Dispute over PILOT could use direction

It should go without saying (but probably doesn’t), always choose the harder right over an easier wrong.
Even if the choice is contrary to your own ego, gain or interest. Because that’s the kind of choice that makes people fit to lead.
Don’t make the mistake of thinking you have to reach wholesale agreement with people to compromise with or defend them, either.
Though we strive to report on both sides of issues, sometimes it doesn’t clear anything up, especially when both sides continue to mistrust each other.
Take the recent dispute between the Monongalia County Commission and the state chapter of the Sierra Club.
In response to questioning by the Sierra Club about the County Commission’s negotiations with Longview Power on a new payment in lieu of taxes (PILOT) agreement, commissioner’s responded with questions of their own for environmentalists.

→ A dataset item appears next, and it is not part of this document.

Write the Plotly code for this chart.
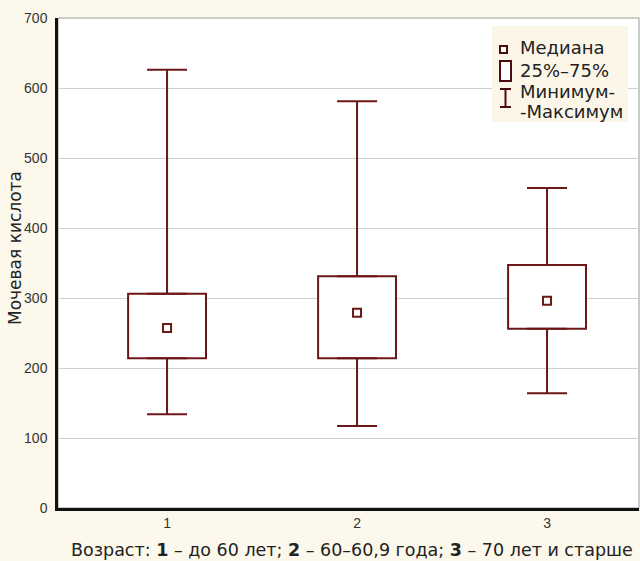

Following the Sierra Club’s dismay about those negotiations and suspect allegations about environmentalists’ use of funds from a settlement over pollution, both sides remain in separate corners.
We generally subscribe to the concept that conflict is inevitable, but combat is optional. It’s obvious both sides need to meet in person and share financial records with each other.
Yes, that would include figures in the new PILOT and the environmentalists’ ledger on those settlement funds.
The Sierra Club is asking the commission to be open with its meetings with the power plant representatives.
Well, it should be equally as open and not just direct people to a website where they may find what they’re looking for, but barring being a CPA, many people may not understand what they are looking for.
Both sides need to clear the air with the public and settle this issue once and for all and not fight it out through emails, news releases or posturing.
It’s not complicated. It’s not fancy. It’s just a fact that a lot of such dilemmas could be fixed easily enough, if only we got past the politics.
The best thing any leader can do is to have sufficient faith in his or her power to exercise wisdom, restraint and diplomacy, rather than threats, suspicions, bluster or unrealistic demands and curt rebuffs.
The second best thing is to make sure that you don’t end up simply thinking that there can only be a right side and a wrong side.
We as a society — as residents of Monongalia County and West Virginia — are at our best when we see ourselves in one another.
Not when we approach every dispute as just another case of us vs. them.
Why can’t a non-voting representative from an environmentalist group sit in on these PILOT negotiations?
Or a non-voting member of the commission be named to the environmentalists’ board that approves grants from those settlement funds?
If that cannot work, look for other ways to build trust in this process.
Ultimately, the best way to do that is to ensure both sides participate in it.